When we got to the drugstore about two-thirds of the way home, Dad suggested we go in, and we had a few minutes’ respite from the storm and shared a chocolate bar: an indulgence for me, but the kind of thing two Arctic travelers would need to gather up their strength for the home stretch. Fortified, we wrapped ourselves up again and trudged the last few blocks to the house, adventurers safely returned home.

The rest of the storm passed routinely. Mom made it back from New Haven. My sister and I enjoyed all the pleasures a week off from school and two feet of snow provide.

Many years later, for a birthday in a hard year, Dad gave me a book about the tiny Buddhist kingdoms of the Himalayas, and inscribed it with an original poem. The poem is named for the book, which I open much more often to read the poem than to read about Bhutan. It’s a lovely poem, expressing a this-worldly theology we share–did he know then that we shared it?–but what was most special about reading it was the affirmation that that memory of walking home together in the blizzard was as precious to him as it was to me.

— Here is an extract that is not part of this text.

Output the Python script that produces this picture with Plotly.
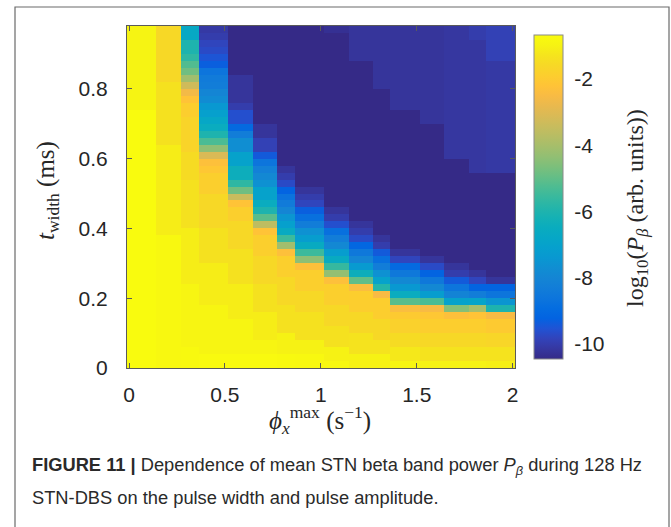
import plotly.graph_objects as go

# ---------------- data ----------------
# column edges of the grid (phi_x^max, s^-1) as drawn
phi_edges = [-0.0105, 0.143, 0.270, 0.364, 0.517, 0.645, 0.770, 0.866, 1.017,
             1.145, 1.270, 1.362, 1.519, 1.641, 1.772, 1.863, 2.012]
# row edges of the grid (t_width, ms)
twidth_edges = [round(0.02 * i, 2) for i in range(50)]

# log10(P_beta) per column, run-length encoded (rows, value), from top row to bottom row
c01 = [(12, -0.95), (37, -0.68)]
c02 = [(8, -1.6), (9, -1.35), (13, -1.1), (19, -0.8)]
c03 = [(2, -6.7), (2, -6.0), (1, -5.7), (1, -5.2), (1, -4.8), (1, -4.1), (1, -3.3), (1, -2.6),
       (1, -2.2), (2, -1.9), (5, -1.7), (4, -1.5), (7, -1.35), (8, -1.1), (9, -0.9), (3, -0.75)]
c04 = [(1, -10.1), (1, -10.0), (1, -9.8), (1, -9.7), (1, -9.5), (1, -9.3), (1, -8.6), (1, -8.4),
       (1, -8.3), (1, -8.0), (1, -7.8), (1, -7.4), (1, -7.1), (1, -6.8), (1, -6.5), (1, -6.0),
       (1, -5.3), (1, -4.4), (1, -3.1), (1, -2.3), (1, -2.1), (3, -1.85), (5, -1.6), (5, -1.35),
       (6, -1.1), (7, -0.9), (2, -0.72)]
c05 = [(7, -10.45), (4, -10.2), (1, -10.0), (2, -9.6), (1, -9.0), (1, -8.3), (2, -7.7), (2, -7.0),
       (2, -6.4), (1, -5.7), (1, -4.8), (1, -3.4), (1, -2.2), (2, -1.85), (4, -1.6), (5, -1.35),
       (5, -1.1), (5, -0.9), (2, -0.72)]
c06 = [(14, -10.45), (2, -10.2), (2, -9.9), (1, -9.4), (1, -8.6), (1, -8.2), (1, -7.9), (1, -7.6),
       (2, -7.0), (1, -6.5), (1, -6.0), (1, -5.1), (1, -3.6), (1, -2.2), (3, -1.85), (4, -1.6),
       (4, -1.35), (4, -1.1), (2, -0.9), (2, -0.72)]
c07 = [(20, -10.45), (1, -10.2), (1, -10.0), (1, -9.7), (1, -9.2), (1, -8.7), (1, -8.4), (1, -8.0),
       (1, -7.5), (1, -7.1), (1, -6.6), (1, -5.5), (1, -4.1), (1, -2.3), (3, -1.85), (4, -1.6),
       (4, -1.35), (3, -1.0), (2, -0.75)]
c08 = [(23, -10.45), (1, -10.2), (1, -10.0), (1, -9.8), (1, -9.3), (1, -8.8), (1, -8.3), (1, -7.6),
       (1, -7.2), (1, -6.6), (1, -5.5), (1, -4.4), (1, -2.3), (3, -1.85), (3, -1.6), (4, -1.35),
       (2, -1.0), (2, -0.78)]
c09 = [(1, -10.3), (25, -10.45), (1, -10.2), (1, -10.0), (1, -9.6), (1, -8.8), (1, -8.3), (1, -7.9),
       (1, -7.2), (1, -6.6), (1, -5.6), (1, -4.3), (1, -2.3), (3, -1.85), (3, -1.6), (3, -1.35),
       (2, -1.0), (1, -0.8)]
c10 = [(5, -10.2), (23, -10.45), (1, -10.2), (1, -10.0), (1, -9.7), (1, -9.1), (1, -8.5), (1, -8.0),
       (1, -7.3), (1, -6.4), (1, -5.0), (1, -2.4), (3, -1.9), (3, -1.6), (3, -1.3), (2, -1.0)]
c11 = [(9, -10.2), (21, -10.45), (1, -10.2), (1, -10.0), (1, -9.4), (1, -8.8), (1, -8.3), (1, -7.6),
       (1, -7.0), (1, -5.9), (1, -2.5), (3, -1.9), (3, -1.6), (2, -1.3), (2, -1.0)]
c12 = [(12, -10.2), (20, -10.45), (1, -10.2), (1, -9.8), (1, -9.0), (1, -8.5), (1, -7.9), (1, -7.4),
       (1, -6.5), (1, -5.1), (1, -2.4), (1, -2.0), (2, -1.8), (2, -1.5), (2, -1.2), (1, -0.9)]
c13 = [(14, -10.2), (19, -10.45), (1, -10.2), (1, -9.7), (1, -9.2), (1, -8.5), (1, -7.9), (1, -7.2),
       (1, -5.3), (1, -2.5), (1, -2.1), (2, -1.9), (2, -1.6), (2, -1.3), (1, -1.0)]
c14 = [(19, -10.15), (15, -10.45), (1, -10.2), (1, -10.0), (1, -9.4), (1, -8.6), (1, -8.1), (1, -7.0),
       (1, -4.5), (1, -2.3), (2, -1.9), (2, -1.6), (2, -1.3), (1, -1.0)]
c15 = [(2, -10.0), (19, -10.15), (14, -10.45), (1, -10.2), (1, -9.8), (1, -9.2), (1, -8.3), (1, -6.9),
       (1, -4.0), (1, -2.2), (2, -1.9), (2, -1.6), (2, -1.3), (1, -1.0)]
c16 = [(5, -9.9), (16, -10.1), (15, -10.45), (1, -10.2), (1, -9.2), (1, -8.6), (1, -7.5), (1, -6.0),
       (1, -2.5), (2, -2.0), (2, -1.65), (2, -1.3), (1, -1.05)]

x_ticks = [0, 0.5, 1, 1.5, 2]
x_ticktext = ["0", "0.5", "1", "1.5", "2"]
y_ticks = [0, 0.2, 0.4, 0.6, 0.8]
y_ticktext = ["0", "0.2", "0.4", "0.6", "0.8"]
cb_ticks = [-10, -8, -6, -4, -2]
cb_ticktext = ["-10", "-8", "-6", "-4", "-2"]
c_min, c_max = -10.45, -0.67

# ---------------- build grid ----------------
columns = [c01, c02, c03, c04, c05, c06, c07, c08, c09, c10, c11, c12, c13, c14, c15, c16]
nrows = len(twidth_edges) - 1


def expand(runs):
    vals = []
    for n, v in runs:
        vals += [v] * n
    assert len(vals) == nrows, len(vals)
    return vals[::-1]  # bottom -> top


cols = [expand(c) for c in columns]
z = [[cols[j][i] for j in range(len(cols))] for i in range(nrows)]

parula = [
    (0.2081, 0.1663, 0.5292), (0.2123, 0.2138, 0.6270), (0.1959, 0.2645, 0.7279),
    (0.1253, 0.3242, 0.8303), (0.0117, 0.3875, 0.8820), (0.0165, 0.4266, 0.8786),
    (0.0498, 0.4586, 0.8641), (0.0723, 0.4887, 0.8467), (0.0793, 0.5200, 0.8312),
    (0.0641, 0.5570, 0.8240), (0.0343, 0.5966, 0.8199), (0.0239, 0.6287, 0.8038),
    (0.0228, 0.6535, 0.7768), (0.0384, 0.6743, 0.7436), (0.0843, 0.6928, 0.7062),
    (0.1453, 0.7098, 0.6646), (0.2178, 0.7250, 0.6193), (0.3022, 0.7376, 0.5712),
    (0.3953, 0.7459, 0.5244), (0.4871, 0.7491, 0.4840), (0.5709, 0.7485, 0.4494),
    (0.6473, 0.7456, 0.4188), (0.7184, 0.7411, 0.3905), (0.7858, 0.7356, 0.3633),
    (0.8507, 0.7299, 0.3360), (0.9139, 0.7258, 0.3063), (0.9739, 0.7314, 0.2666),
    (0.9990, 0.7653, 0.2164), (0.9880, 0.8066, 0.1794), (0.9697, 0.8481, 0.1475),
    (0.9589, 0.8949, 0.1132), (0.9661, 0.9514, 0.0755), (0.9763, 0.9831, 0.0538),
]
n = len(parula) - 1
colorscale = [[i / n, "rgb(%d,%d,%d)" % tuple(round(c * 255) for c in rgb)]
              for i, rgb in enumerate(parula)]

# ---------------- layout geometry (pixels) ----------------
W, H = 671, 527
L, R, T, B = 127, 515, 26, 368
pw, ph = R - L, B - T


def px(xp):
    return (xp - L) / pw


def py(yp):
    return (B - yp) / ph


TICK_FONT = dict(family="Liberation Sans, Arial, sans-serif", size=21, color="#262626")
SERIF = "Liberation Serif, Times New Roman, serif"
TXT = "#262626"

fig = go.Figure()
fig.add_trace(go.Heatmap(
    x=phi_edges, y=twidth_edges, z=z,
    colorscale=colorscale, zmin=c_min, zmax=c_max,
    hoverongaps=False,
    colorbar=dict(
        x=px(534), xanchor="left", xpad=0,
        y=0.5, yanchor="middle", len=344 / ph, lenmode="fraction",
        thickness=29, thicknessmode="pixels",
        outlinecolor="#8a8a8a", outlinewidth=1,
        tickvals=cb_ticks, ticktext=cb_ticktext,
        ticks="outside", ticklen=7, tickcolor="rgba(0,0,0,0)",
        tickfont=TICK_FONT,
    ),
))

axis_common = dict(
    showline=True, linecolor="#5a5a5a", linewidth=1, mirror="ticks",
    ticks="inside", ticklen=5, tickcolor="#5a5a5a",
    showgrid=False, zeroline=False, tickfont=TICK_FONT,
)

fig.update_xaxes(
    range=[phi_edges[0], phi_edges[-1]],
    tickvals=x_ticks, ticktext=x_ticktext, ticklabelstandoff=8,
    **axis_common,
)
fig.update_yaxes(
    range=[0, 0.98],
    tickvals=y_ticks, ticktext=y_ticktext, ticklabelstandoff=14,
    **axis_common,
)

# axis titles (placed as annotations for exact positioning)
fig.add_annotation(
    x=px(320), y=py(420), xref="paper", yref="paper", xanchor="center", yanchor="middle",
    showarrow=False, font=dict(family=SERIF, size=25, color=TXT),
    text="<i>ϕ</i><sub><i>x</i></sub><sup>max</sup> (s<sup>−1</sup>)",
)
fig.add_annotation(
    x=px(48), y=py(191), xref="paper", yref="paper", xanchor="center", yanchor="middle",
    showarrow=False, textangle=-90, font=dict(family=SERIF, size=25, color=TXT),
    text="<i>t</i><sub>width</sub> (ms)",
)
fig.add_annotation(
    x=px(637), y=py(208), xref="paper", yref="paper", xanchor="center", yanchor="middle",
    showarrow=False, textangle=-90, font=dict(family=SERIF, size=24, color=TXT),
    text="log<sub>10</sub>(<i>P</i><sub><i>β</i></sub> (arb. units))",
)

CAP_FONT = dict(family="Liberation Sans, Arial, sans-serif", size=18.3, color="#2a2a2a")
fig.add_annotation(
    x=px(30), y=py(466), xref="paper", yref="paper", xanchor="left", yanchor="middle",
    showarrow=False, font=CAP_FONT,
    text="<b>FIGURE 11 |</b> Dependence of mean STN beta band power <i>P</i><sub><i>β</i></sub> during 128 Hz",
)
fig.add_annotation(
    x=px(30), y=py(497), xref="paper", yref="paper", xanchor="left", yanchor="middle",
    showarrow=False, font=CAP_FONT,
    text="STN-DBS on the pulse width and pulse amplitude.",
)

# figure frame
fig.add_shape(type="rect", xref="paper", yref="paper",
              x0=px(15), x1=px(669), y0=py(560), y1=py(7),
              line=dict(color="#6a6a6a", width=1.2), fillcolor="rgba(0,0,0,0)", layer="below")

fig.update_layout(
    width=W, height=H,
    margin=dict(l=L, r=W - R, t=T, b=H - B, pad=0),
    paper_bgcolor="white", plot_bgcolor="white",
    showlegend=False,
)

fig.write_html("out.html")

“So Close to Heaven . . . ”
David Zucker

“Unearthly”–sometimes the named
State for hovering, flying
So close to blessed or unhallowed
Ground, yet above it, looking down.

For me, earth places us where
We should settle, roam, gaze, seek
What we might have found at last
Year’s venturing out . . . as at

A distance, on a snow-blown street–
As out of my own child life–
You met me and we bore the storm
Stinging our faces on the journey home.

The memory, and the poem, still bring me to tears. Thanks, Dad.